Posted: November 6th, 2025 | No Comments »
Michael Seward, No title. 2025.

RANDALL WHITE, NORTH AMERICAN NOTEBOOK, TORONTO. THURSDAY, NOVEMBER 6, 2025. Up here in the Canadian northern wilderness Tuesday, November 4, 2025 was a double-edged sword.

The main evening political entertainment on TV in Canada as in the United States was the first wave of US state and local elections since President Trump took office for his second term. Inevitably they were seen in many if not all minds as the first democratic electoral (as opposed to mere opinion polling) evidence on how well Trump II is doing, domestically.

Finance minister François-Philippe Champagne and Prime Minister Mark Carney with 2025 Budget in the House, November 4, 2025.

At the same time, the 4PM ET (1PM PT etc) presentation of the (at last) 2025 Canadian federal budget in Parliament at Ottawa by The Honourable François-Philippe Champagne, Liberal Minister of Finance and National Revenue, was a suitable prelude to the subsequent evening burst of Democratic party victories in the USA, USA — especially but by no means exclusively in Virginia, New Jersey, New York City, and California.

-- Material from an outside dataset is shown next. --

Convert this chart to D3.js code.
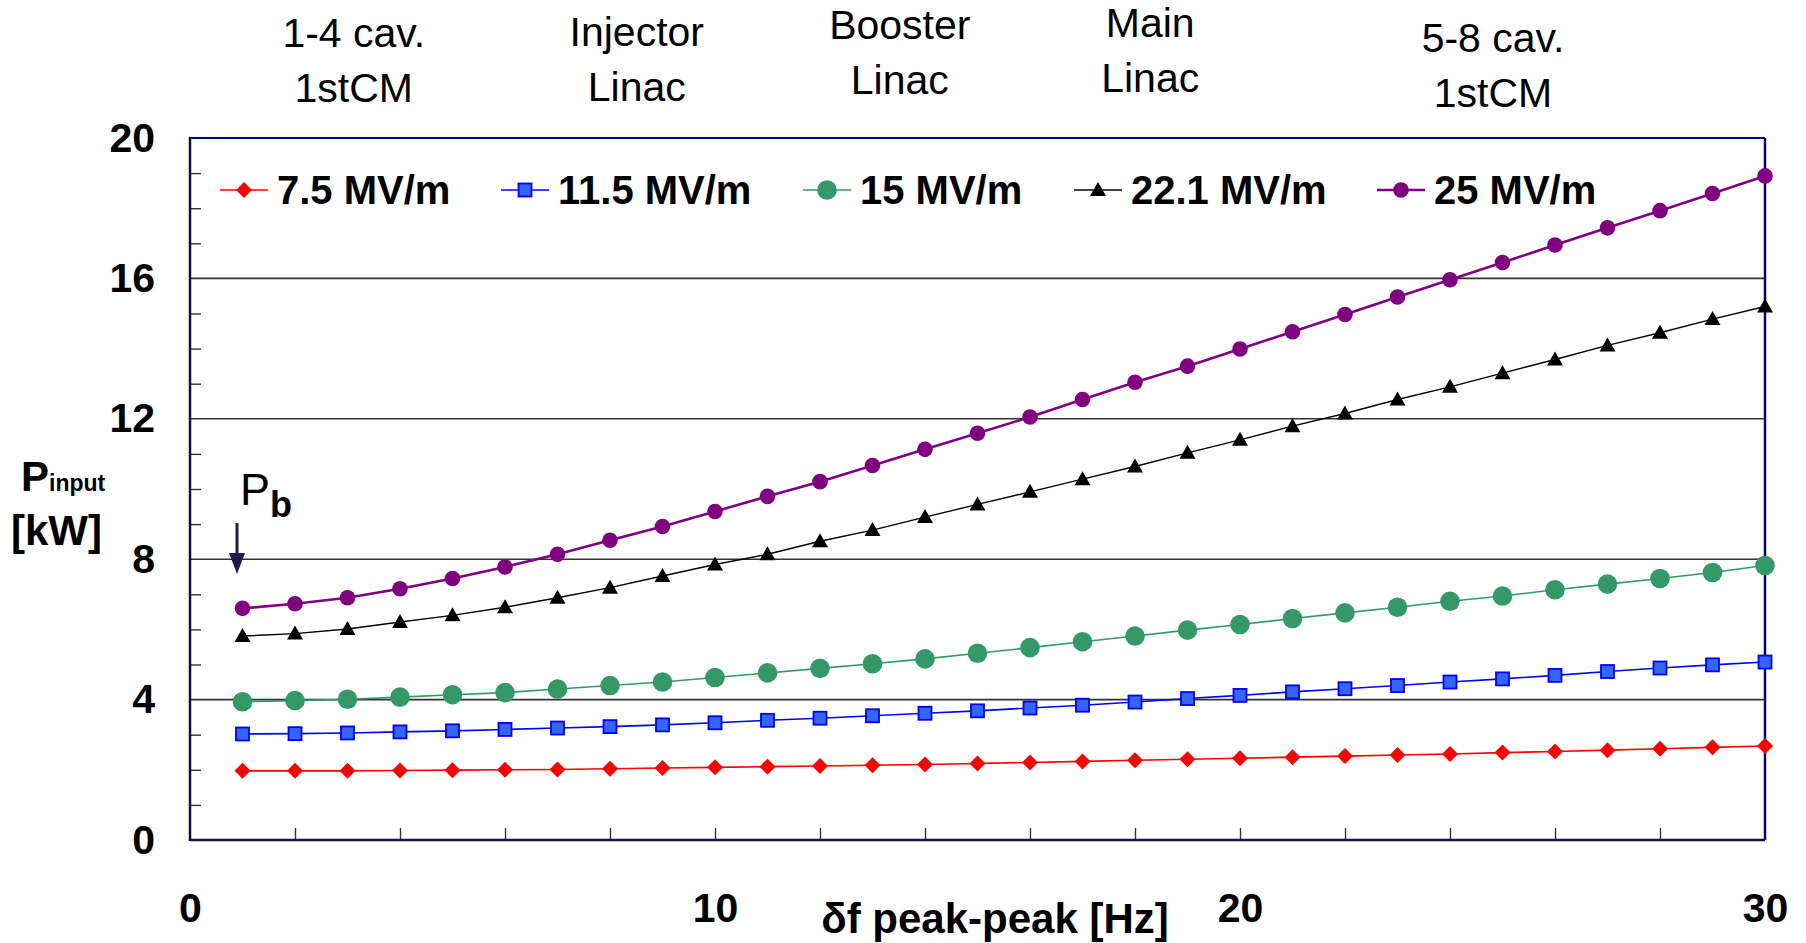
<!DOCTYPE html>
<html>
<head>
<meta charset="utf-8">
<script src="https://cdn.jsdelivr.net/npm/d3@7"></script>
<style>
  body { margin: 0; background: #fff; }
  svg { display: block; font-family: "Liberation Sans", Arial, sans-serif; }
</style>
</head>
<body>
<div id="chart"></div>
<script>
// detuning peak-peak [Hz]
const detuning = d3.range(1, 31);

const p75 = [1.97, 1.97, 1.97, 1.98, 1.99, 2.00, 2.01, 2.03, 2.05, 2.07,
  2.09, 2.11, 2.13, 2.15, 2.18, 2.21, 2.24, 2.27, 2.30, 2.33,
  2.36, 2.39, 2.42, 2.45, 2.49, 2.52, 2.56, 2.60, 2.64, 2.68];
const p115 = [3.02, 3.03, 3.05, 3.08, 3.11, 3.15, 3.19, 3.23, 3.28, 3.34,
  3.41, 3.47, 3.54, 3.61, 3.68, 3.76, 3.84, 3.93, 4.03, 4.12,
  4.22, 4.31, 4.40, 4.50, 4.59, 4.69, 4.80, 4.90, 4.99, 5.07];
const p15 = [3.94, 3.97, 4.01, 4.07, 4.14, 4.20, 4.30, 4.40, 4.50, 4.63,
  4.76, 4.89, 5.02, 5.16, 5.32, 5.48, 5.65, 5.81, 5.98, 6.14,
  6.31, 6.47, 6.63, 6.80, 6.95, 7.13, 7.29, 7.45, 7.62, 7.82];
const p221 = [5.81, 5.88, 6.01, 6.21, 6.40, 6.63, 6.90, 7.19, 7.52, 7.85,
  8.14, 8.51, 8.83, 9.20, 9.56, 9.92, 10.28, 10.64, 11.03, 11.40,
  11.79, 12.15, 12.55, 12.91, 13.30, 13.69, 14.09, 14.45, 14.84, 15.20];
const p25 = [6.60, 6.73, 6.90, 7.16, 7.45, 7.78, 8.14, 8.54, 8.93, 9.36,
  9.79, 10.21, 10.67, 11.13, 11.59, 12.05, 12.55, 13.04, 13.50, 13.99,
  14.48, 14.97, 15.47, 15.96, 16.45, 16.95, 17.44, 17.93, 18.42, 18.92];

const seriesNames = ["7.5 MV/m", "11.5 MV/m", "15 MV/m", "22.1 MV/m", "25 MV/m"];
const seriesValues = [p75, p115, p15, p221, p25];

const yTickLabels = [0, 4, 8, 12, 16, 20];
const xTickLabels = [0, 10, 20, 30];

const topLabels = [
  { x: 3.12, lines: ["1-4 cav.", "1stCM"], dy: 0 },
  { x: 8.51, lines: ["Injector", "Linac"], dy: -1 },
  { x: 13.52, lines: ["Booster", "Linac"], dy: -8 },
  { x: 18.29, lines: ["Main", "Linac"], dy: -10 },
  { x: 24.82, lines: ["5-8 cav.", "1stCM"], dy: 5 }
];

// marker / line styling per series
const styles = [
  { line: "#ff0000", w: 1.6, shape: "diamond" },
  { line: "#0000ff", w: 1.6, shape: "square" },
  { line: "#339966", w: 1.6, shape: "bigcircle" },
  { line: "#000000", w: 1.4, shape: "triangle" },
  { line: "#800080", w: 2.6, shape: "circle" }
];

const width = 1806, height = 943;
const margin = { left: 190, right: 41, top: 138, bottom: 103 };

const svg = d3.select("#chart").append("svg")
  .attr("width", width).attr("height", height);

const x = d3.scaleLinear().domain([0, 30]).range([margin.left, width - margin.right]);
const y = d3.scaleLinear().domain([0, 20]).range([height - margin.bottom, margin.top]);

// grid lines
svg.append("g")
  .selectAll("line")
  .data([4, 8, 12, 16])
  .join("line")
  .attr("x1", x(0)).attr("x2", x(30))
  .attr("y1", d => y(d)).attr("y2", d => y(d))
  .attr("stroke", "#333").attr("stroke-width", 1.6);

// minor ticks on y (inward)
const yMinor = svg.append("g")
  .attr("transform", `translate(${x(0)},0)`)
  .call(d3.axisLeft(y)
    .tickValues(d3.range(1, 20).filter(v => v % 4 !== 0))
    .tickSize(-11).tickFormat(""));
yMinor.select(".domain").remove();
yMinor.selectAll("line").attr("stroke", "#333").attr("stroke-width", 1.4);

// y labels
const yLab = svg.append("g")
  .attr("transform", `translate(${x(0)},0)`)
  .call(d3.axisLeft(y).tickValues(yTickLabels).tickSize(0).tickPadding(35));
yLab.select(".domain").remove();
yLab.selectAll("text")
  .attr("font-size", 41).attr("font-weight", "bold").attr("fill", "#000")
  .attr("font-family", "Liberation Sans, Arial, sans-serif");

// x ticks (inward, every 2)
const xMinor = svg.append("g")
  .attr("transform", `translate(0,${y(0)})`)
  .call(d3.axisBottom(x).tickValues(d3.range(2, 30, 2)).tickSize(-12).tickFormat(""));
xMinor.select(".domain").remove();
xMinor.selectAll("line").attr("stroke", "#333").attr("stroke-width", 1.4);

// x labels
const xLab = svg.append("g")
  .attr("transform", `translate(0,${y(0)})`)
  .call(d3.axisBottom(x).tickValues(xTickLabels).tickSize(0).tickPadding(53));
xLab.select(".domain").remove();
xLab.selectAll("text")
  .attr("font-size", 41).attr("font-weight", "bold").attr("fill", "#000")
  .attr("font-family", "Liberation Sans, Arial, sans-serif");

// frame
svg.append("line").attr("x1", x(0)).attr("x2", x(30)).attr("y1", y(20)).attr("y2", y(20))
  .attr("stroke", "#000080").attr("stroke-width", 2);
svg.append("line").attr("x1", x(30)).attr("x2", x(30)).attr("y1", y(20)).attr("y2", y(0))
  .attr("stroke", "#000080").attr("stroke-width", 2.5);
svg.append("line").attr("x1", x(0)).attr("x2", x(30)).attr("y1", y(0)).attr("y2", y(0))
  .attr("stroke", "#14144a").attr("stroke-width", 2.5);
svg.append("line").attr("x1", x(0)).attr("x2", x(0)).attr("y1", y(20) - 1).attr("y2", y(0) + 1)
  .attr("stroke", "#0c0c3c").attr("stroke-width", 2.5);

function drawMarker(g, shape) {
  if (shape === "diamond") {
    g.append("path").attr("d", "M0,-8 L8,0 L0,8 L-8,0 Z").attr("fill", "#ff0000");
  } else if (shape === "square") {
    g.append("rect").attr("x", -6.5).attr("y", -6.5).attr("width", 13).attr("height", 13)
      .attr("fill", "#3366ff").attr("stroke", "#0000ff").attr("stroke-width", 1.8);
  } else if (shape === "bigcircle") {
    g.append("circle").attr("r", 9.8).attr("fill", "#339966");
  } else if (shape === "triangle") {
    g.append("path").attr("d", "M0,-8 L8,6 L-8,6 Z").attr("fill", "#000");
  } else {
    g.append("circle").attr("r", 7.8).attr("fill", "#800080");
  }
}

const line = d3.line().x(d => x(d[0])).y(d => y(d[1]));

seriesValues.forEach((vals, i) => {
  const pts = detuning.map((f, j) => [f, vals[j]]);
  svg.append("path")
    .datum(pts)
    .attr("d", line)
    .attr("fill", "none")
    .attr("stroke", styles[i].line)
    .attr("stroke-width", styles[i].w);
  svg.append("g")
    .selectAll("g")
    .data(pts)
    .join("g")
    .attr("transform", d => `translate(${x(d[0])},${y(d[1])})`)
    .each(function () { drawMarker(d3.select(this), styles[i].shape); });
});

// legend
const legendX = [244, 525, 827, 1098, 1401];
const legendY = 190;
seriesNames.forEach((name, i) => {
  const g = svg.append("g").attr("transform", `translate(${legendX[i]},${legendY})`);
  g.append("line").attr("x1", -24).attr("x2", 24)
    .attr("stroke", styles[i].line).attr("stroke-width", styles[i].w);
  drawMarker(g, styles[i].shape);
  g.append("text").attr("x", 33).attr("y", 14)
    .attr("font-size", 40).attr("font-weight", "bold").text(name);
});

// top labels
topLabels.forEach(t => {
  const tx = svg.append("text")
    .attr("text-anchor", "middle")
    .attr("font-size", 41)
    .attr("x", x(t.x));
  t.lines.forEach((l, k) => {
    tx.append("tspan").attr("x", x(t.x)).attr("y", 47 + t.dy + k * 55).text(l);
  });
});

// axis titles
svg.append("text")
  .attr("x", 995).attr("y", 933)
  .attr("text-anchor", "middle")
  .attr("font-size", 42).attr("font-weight", "bold")
  .text("\u03b4f peak-peak [Hz]");

const pt = svg.append("text").attr("x", 21).attr("y", 491)
  .attr("font-weight", "bold").attr("font-size", 42);
pt.append("tspan").text("P");
pt.append("tspan").attr("font-size", 23).text("input");
svg.append("text").attr("x", 11).attr("y", 545)
  .attr("font-weight", "bold").attr("font-size", 42).text("[kW]");

// P_b annotation with arrow
const pb = svg.append("text").attr("x", 240).attr("y", 505).attr("font-size", 45);
pb.append("tspan").text("P");
pb.append("tspan").attr("font-size", 36).attr("font-weight", "bold").attr("dy", 12).text("b");
svg.append("line").attr("x1", 237).attr("x2", 237).attr("y1", 523).attr("y2", 560)
  .attr("stroke", "#231a4d").attr("stroke-width", 3);
svg.append("path").attr("d", "M229,553 L245,553 L237,574 Z").attr("fill", "#231a4d");
</script>
</body>
</html>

As far as this particular bi-coastal quartet goes (V/NJ/NYC/CAL), the Trump press secretary response that it wasn’t surprising to see Democrats doing well in blue states and cities does bear some serious enough weight. On the other hand, the results in these (and even it becomes clearer many other non-blue) cases were more strongly Democratic than was widely expected.